Enfant turbulent, il pratique tour à tour la boxe, la gym, puis le rugby en tant que demi-de-mêlée avant d’arrondir son ballon. De la boxe, il gardera la pugnacité; de la gymnastique, l’agilité. Du rugby, il conservera la puissance et le jeu au pied, aussi précis qu’une horloge suisse. André Dehaye, Président du Racing Club de France, dira de Vignal qu’il était capable d’envoyer le ballon directement dans la poche de son attaquant et ce, à 60 mètres et des deux pieds s’il vous plaît.
D’abord attaquant, il remplace le temps d’un match le gardien titulaire de son équipe, arrêté pour vol la veille de la rencontre: « C’est le destin. Si le gars n’avait pas volé du bois, je n’aurais pas fini dans les bois ! »
René Vignal possédait notamment une détente étonnante puisqu’il pouvait placer la tête au-dessus de la barre transversale d’un seul saut. Pour l’anecdote, il défia pour s’amuser les athlètes du Racing au saut en hauteur: il franchit 1m85, soit 9cm de plus que sa propre taille.
Sur le pré, René Vignal allie le spectaculaire à l’efficace n’hésitant pas, moustache bien taillée et casquette visée sur le front, à sortir tête et mains en avant dans les pieds des attaquants. André Dehaye, toujours lui, dira d’ailleurs que Vignal osait mettre la tête là où certains ne mettraient même pas les pieds, expression reprise depuis par le lyonnais Anthony Lopes lors d’une interview. Ce sens accru du sacrifice lui vaudra de nombreuses blessures, comme lors de ce match contre Bordeaux où un choc avec l’attaquant Ben Ali lui provoque un décollement de la rétine qui lui vaut de rester aveugle pendant 21 jours.
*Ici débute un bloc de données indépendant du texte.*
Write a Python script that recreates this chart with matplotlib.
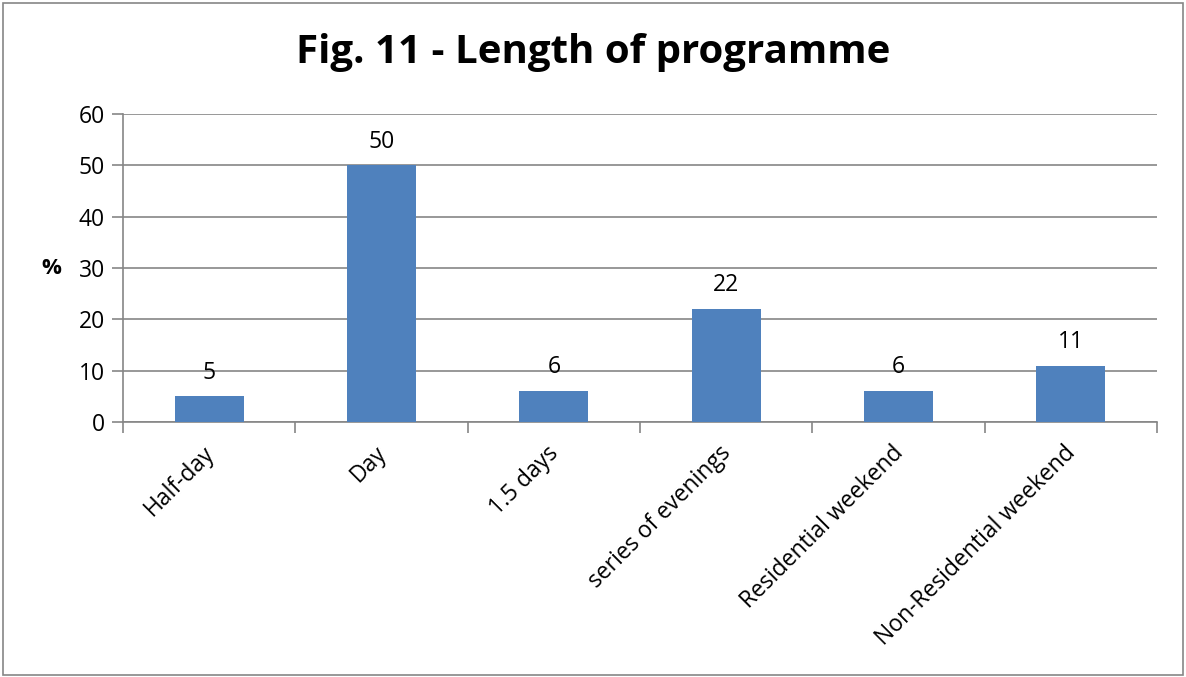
import matplotlib
matplotlib.use("Agg")
import matplotlib.pyplot as plt
from matplotlib.patches import Rectangle

categories = ["Half-day", "Day", "1.5 days", "series of evenings",
              "Residential weekend", "Non-Residential weekend"]
values = [5, 50, 6, 22, 6, 11]
yticks = [0, 10, 20, 30, 40, 50, 60]
title = "Fig. 11 - Length of programme"

plt.rcParams["font.family"] = ["Open Sans", "DejaVu Sans"]

fig = plt.figure(figsize=(11.86, 6.77), dpi=100)
ax = fig.add_axes([123 / 1186, 1 - 422 / 677, (1157 - 123) / 1186, (422 - 114) / 677])

bar_color = "#4F81BD"
grid_color = "#868686"
x = list(range(len(categories)))
ax.bar(x, values, width=0.4, color=bar_color, zorder=3)
for xi, v in zip(x, values):
    ax.text(xi, v + 2.3, f"{v}", ha="center", va="bottom", fontsize=16.5, color="black", zorder=4)

ax.set_xlim(-0.5, len(categories) - 0.5)
ax.set_ylim(0, 60)
ax.set_yticks(yticks)
ax.set_yticklabels([str(t) for t in yticks], fontsize=16.5)
ax.yaxis.grid(True, color=grid_color, linewidth=1.2, zorder=0)
ax.tick_params(axis="y", length=8, width=1.2, color=grid_color, pad=5)

# category boundaries carry the tick marks; labels sit at the centres
ax.set_xticks([i - 0.5 for i in range(len(categories) + 1)])
ax.set_xticklabels([])
ax.tick_params(axis="x", length=8, width=1.2, color=grid_color)
for xi, lab in zip(x, categories):
    ax.annotate(lab, xy=(xi, 0), xycoords=("data", "axes fraction"),
                xytext=(1, -20), textcoords="offset points",
                rotation=45, rotation_mode="anchor", ha="right", va="center",
                fontsize=16.5)

for side in ("top", "right"):
    ax.spines[side].set_visible(False)
for side in ("left", "bottom"):
    ax.spines[side].set_color(grid_color)
    ax.spines[side].set_linewidth(1.2)

ax.set_ylabel("%", rotation=0, fontsize=16, fontweight="bold", labelpad=20, va="center")

fig.text(0.5, 1 - 52 / 677, title, ha="center", va="center", fontsize=29, fontweight="bold")

fig.patches.append(Rectangle((3 / 1186, 2 / 677), 1180 / 1186, 672 / 677,
                             transform=fig.transFigure, fill=False,
                             edgecolor="#868686", linewidth=1.2))

fig.savefig("out.png", dpi=100)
Le 27 avril 1949, Vignal honore à Glasgow et devant 120.000 personnes, sa 2e sélection. Malgré la défaite, le portier tricolore impressionne fans et experts en détournant notamment un penalty du géant Young. La lourde frappe de l’arrière latéral est si puissante que Vignal, ne pouvant la bloquer, opte pour une manchette dont lui seul à le secret et renvoie le ballon… jusqu’au rond central! L’anecdote, confirmée par Max Urbini journaliste de l’époque, vaut à Vignal d’être surnommé par les journalistes britanniques ‘The Flying Frenchman’ : Le Français Volant.
En avril 1954, alors qu’il s’apprête à disputer la Coupe du monde avec l’Equipe de France, il part disputer avec son club, relégué en 2e division la saison précédente, un match de barrage de montée afin de regagner la place du club dans l’élite. Lors d’un choc avec l’attaquant du Stade Français Casimir Hnatow, il se fracture le bras. Cette nouvelle fracture, la 19e, le contraint à abandonner le football professionnel, à 28 ans à peine.
Jeux d’argent et mauvaises fréquentations le conduiront quelques années plus tard devant la justice pour sa participation à une série de vols à mains armés. Le 7 octobre 1971, il est condamné à quinze ans de réclusion criminelle à l’issue d’un procès où des grands noms du football -Albert Batteux, Raymond Kopa, ou encore Just Fontaine– viennent temoigner en sa faveur. Il est finalement libéré en 1978, après dix années de détention.
René Vignal part alors vivre dans les Landes avant de déménager à Toulouse en 1999. Il y mena une vie paisible et continua à suivre l’actualité du Téfécé, le club de ses débuts. Il est considéré comme le premier grand gardien français et aura inspiré des générations entières de portiers, Pascal Olmeta notamment. Il s’est éteint lundi dernier, mais la Légende du Français Volant reste et perdurera au-delà des années.
René Vignal (1926 – 2016)
– 17 sélections en EDF
– Clubs: Toulouse (1945-1947), puis Racing Club de France (1947-1954, 200 matchs)
– Transfert: 1,5 million d’anciens francs, soit 2300€ environ. Plus ou moins le prix d’une Peugeot 404 de l’époque.